Few species have been as demonized as Rhododendron ponticum. Among foresters it is a hissing and a byword; among conservations not much better. The charge sheet: it self-sows with prodigious energy and success in typical forest land, which is often acid and rained-on. The seedlings then grow with villainous vigour and smother other seedlings and saplings. They create a damp shade, which is no bad thing in many woods, until it falls under a new suspicion: of harbouring and encouraging Phytophthera ramorum, or P. kernowiae, pathogens responsible for the death of among other things, larches…
For years there were grants available for the thanklessly repetitive tasks of spraying, or better injecting it with herbicide. The grants systems change but the problem remains. Foresters still shudder at the sight of mauve blooms in the woods in May, however pretty they may be. Tourists crowd buses to visit the hotspots. There is no denying the spectacle of hillsides aglow with it. Nothing shows up the shades of purple more vividly than the old slate-mines of North Wales, where whole mountainsides are slate-black and ponticum purple.
I am schizophrenic about it. Last week in Snowdonia no one could deny its beauty. It can form phalanxes of flowers by the roadside or peep from high among forest trees where flowers are the last thing you expect to see. Its shades of purple, or mauve, sometimes intense, sometimes much paler, are always a startling contrast with woodland green. Yet the sight of it among our trees, often flowering (as weeds often do) when a mere stripling, two or three years old, makes me shudder. There is no alternative to costly destruction.
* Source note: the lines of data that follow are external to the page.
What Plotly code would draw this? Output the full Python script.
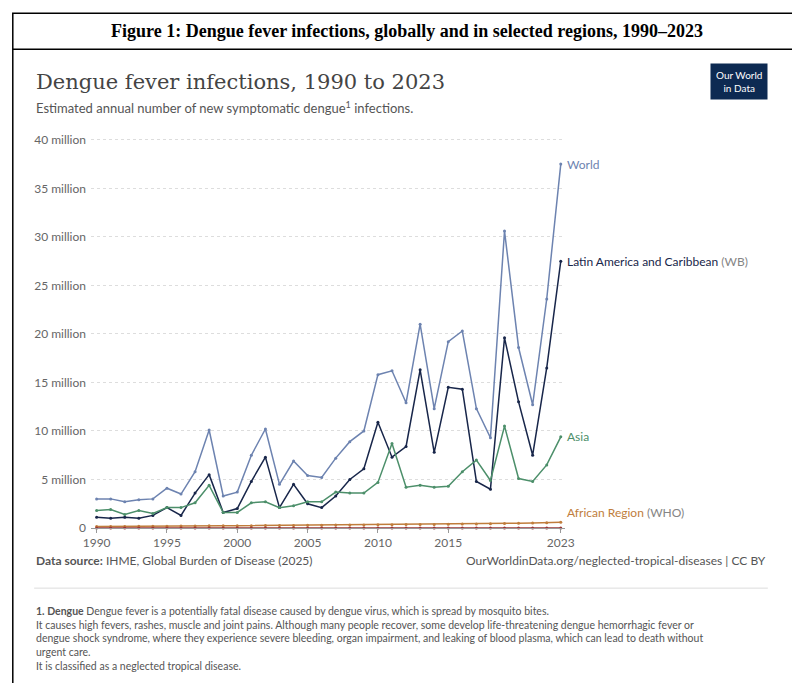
import plotly.graph_objects as go

years = list(range(1990, 2024))
world = [3.0, 3.0, 2.7, 2.9, 3.0, 4.1, 3.5, 5.8, 10.1, 3.3, 3.7, 7.5, 10.2, 4.5, 6.9, 5.4, 5.2, 7.2,
         8.9, 10.0, 15.8, 16.2, 12.9, 21.0, 12.3, 19.2, 20.3, 12.3, 9.3, 30.6, 18.6, 12.7, 23.6, 37.5]
latam = [1.1, 1.0, 1.1, 1.0, 1.3, 2.1, 1.3, 3.6, 5.5, 1.6, 2.0, 4.8, 7.3, 2.1, 4.5, 2.5, 2.1, 3.3,
         5.0, 6.1, 10.9, 7.3, 8.4, 16.3, 7.8, 14.5, 14.3, 4.8, 4.0, 19.6, 13.0, 7.5, 16.5, 27.5]
asia = [1.8, 1.9, 1.4, 1.8, 1.5, 2.1, 2.1, 2.6, 4.4, 1.6, 1.6, 2.6, 2.7, 2.1, 2.3, 2.7, 2.7, 3.7,
        3.6, 3.6, 4.7, 8.7, 4.2, 4.4, 4.2, 4.3, 5.8, 7.0, 4.9, 10.5, 5.1, 4.8, 6.5, 9.4]
africa = [0.15, 0.15, 0.16, 0.17, 0.18, 0.19, 0.2, 0.21, 0.22, 0.22, 0.23, 0.24, 0.25, 0.26, 0.27, 0.28,
          0.29, 0.3, 0.31, 0.32, 0.33, 0.34, 0.35, 0.36, 0.37, 0.38, 0.4, 0.42, 0.44, 0.47, 0.5, 0.52, 0.55, 0.6]
europe = [0.01] * 34

series = [
    ("World", world, "#6d83b0", "World"),
    ("Latin America and Caribbean (WB)", latam, "#18264a", "Latin America and Caribbean <span style='color:#858585'>(WB)</span>"),
    ("Asia", asia, "#4c8f6a", "Asia"),
    ("African Region (WHO)", africa, "#c07d3c", "African Region <span style='color:#858585'>(WHO)</span>"),
    ("European Region (WHO)", europe, "#9a3535", "European Region <span style='color:#858585'>(WHO)</span>"),
]
label_y = [37.5, 27.5, 9.4, 1.6, -0.5]

fig = go.Figure()
for (name, vals, col, lab), ly in zip(series, label_y):
    fig.add_trace(go.Scatter(x=years, y=vals, name=name, mode="lines+markers",
                             line=dict(color=col, width=1.5), marker=dict(size=3, color=col),
                             showlegend=False, cliponaxis=False))
    fig.add_annotation(x=2023, y=ly, text=lab, xref="x", yref="y", xanchor="left", xshift=4,
                       showarrow=False, font=dict(size=12, color=col, family="Lato"))

fig.update_xaxes(range=[1989.6, 2023.3], tickvals=[1990, 1995, 2000, 2005, 2010, 2015, 2023],
                 showgrid=False, showline=True, linecolor="#999", ticks="outside", ticklen=4,
                 tickcolor="#999", tickfont=dict(size=12, color="#666"))
fig.update_yaxes(range=[0, 40.5], tickvals=[0, 5, 10, 15, 20, 25, 30, 35, 40],
                 ticktext=["0", "5 million", "10 million", "15 million", "20 million", "25 million",
                           "30 million", "35 million", "40 million"],
                 gridcolor="#ddd", griddash="dot", zeroline=False, tickfont=dict(size=12, color="#666"),
                 ticklabelstandoff=4)

fig.add_shape(type="rect", xref="paper", yref="paper", x0=-0.165, x1=1.5, y0=-0.405, y1=1.31,
              line=dict(color="black", width=1.5))
fig.add_shape(type="line", xref="paper", yref="paper", x0=-0.165, x1=1.5, y0=1.218, y1=1.218,
              line=dict(color="black", width=1.5))
fig.add_annotation(x=0.667, xref="paper", y=1.265, yref="paper", xanchor="center", yanchor="middle",
                   text="<b>Figure 1: Dengue fever infections, globally and in selected regions, 1990–2023</b>",
                   showarrow=False, font=dict(family="Liberation Serif", size=18, color="black"))
fig.add_annotation(x=-0.12, xref="paper", y=1.135, yref="paper", xanchor="left", yanchor="middle",
                   text="Dengue fever infections, 1990 to 2023", showarrow=False,
                   font=dict(family="DejaVu Serif", size=21, color="#444"))
fig.add_annotation(x=-0.12, xref="paper", y=1.07, yref="paper", xanchor="left", yanchor="middle",
                   text="Estimated annual number of new symptomatic dengue<sup>1</sup> infections.",
                   showarrow=False, font=dict(family="Lato", size=13, color="#555"))
fig.add_annotation(x=1.428, xref="paper", y=1.135, yref="paper", xanchor="right", yanchor="middle",
                   text="Our World<br>in Data", showarrow=False, bgcolor="#0d2a52", borderpad=5,
                   font=dict(family="Lato", size=10, color="white"))
fig.add_annotation(x=-0.12, xref="paper", y=-0.083, yref="paper", xanchor="left", yanchor="middle",
                   text="<b>Data source:</b> IHME, Global Burden of Disease (2025)", showarrow=False,
                   font=dict(family="Lato", size=12, color="#555"))
fig.add_annotation(x=1.428, xref="paper", y=-0.083, yref="paper", xanchor="right", yanchor="middle",
                   text="OurWorldinData.org/neglected-tropical-diseases | CC BY", showarrow=False,
                   font=dict(family="Lato", size=12, color="#555"))
fig.add_shape(type="line", xref="paper", yref="paper", x0=-0.12, x1=1.428, y0=-0.153, y1=-0.153,
              line=dict(color="#ddd", width=1))
fig.add_annotation(x=-0.12, xref="paper", y=-0.19, yref="paper", xanchor="left", yanchor="top",
                   align="left", showarrow=False, font=dict(family="Lato", size=10.5, color="#555"),
                   text="<b>1. Dengue</b> Dengue fever is a potentially fatal disease caused by dengue virus, which is spread by mosquito bites.<br>"
                        "It causes high fevers, rashes, muscle and joint pains. Although many people recover, some develop life-threatening dengue hemorrhagic fever or<br>"
                        "dengue shock syndrome, where they experience severe bleeding, organ impairment, and leaking of blood plasma, which can lead to death without<br>"
                        "urgent care.<br>It is classified as a neglected tropical disease.")

fig.update_layout(width=800, height=683, plot_bgcolor="white", paper_bgcolor="white",
                  margin=dict(l=83, r=243, t=127, b=163), font=dict(family="Lato"))
fig.write_html("out.html")
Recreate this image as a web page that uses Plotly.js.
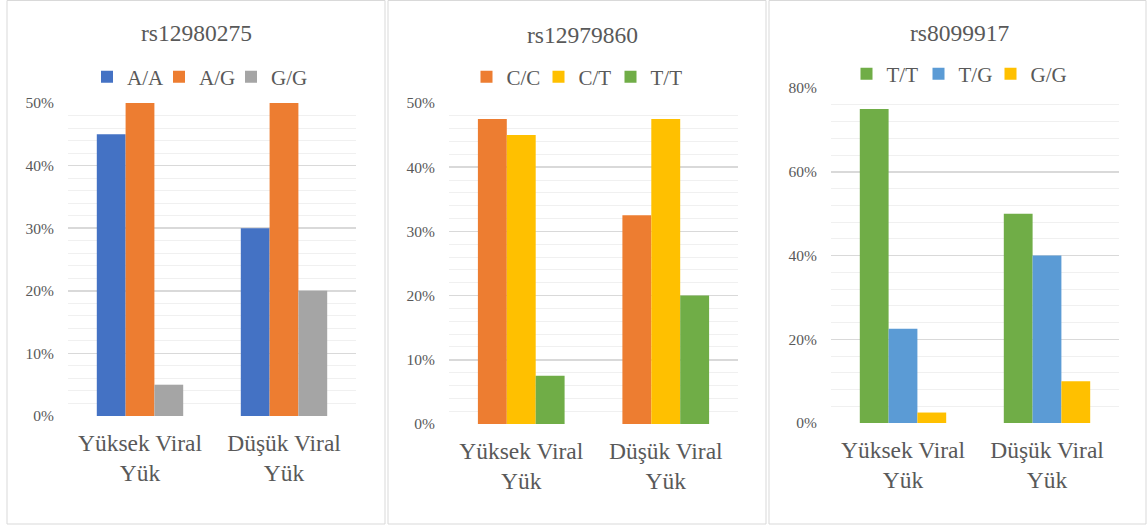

One botanist has been convinced by its supernatural vigour to declare it a new species, and baptised it R. x superponticum. Other authorities say that’s rubbish. Although it may possibly have swapped a few genes with other species, such are the American R. catawbiense, it remains true to the R. ponticum standard – or rather one of them: the strictly pontic one is from northern Turkey, the other (oddly enough) from Portugal. They are apparently not physically different enough to be two species, but the one that spreads is consistently the Iberian strain. So ‘super’ is fair enough for its performance but doesn’t make it a distinct species.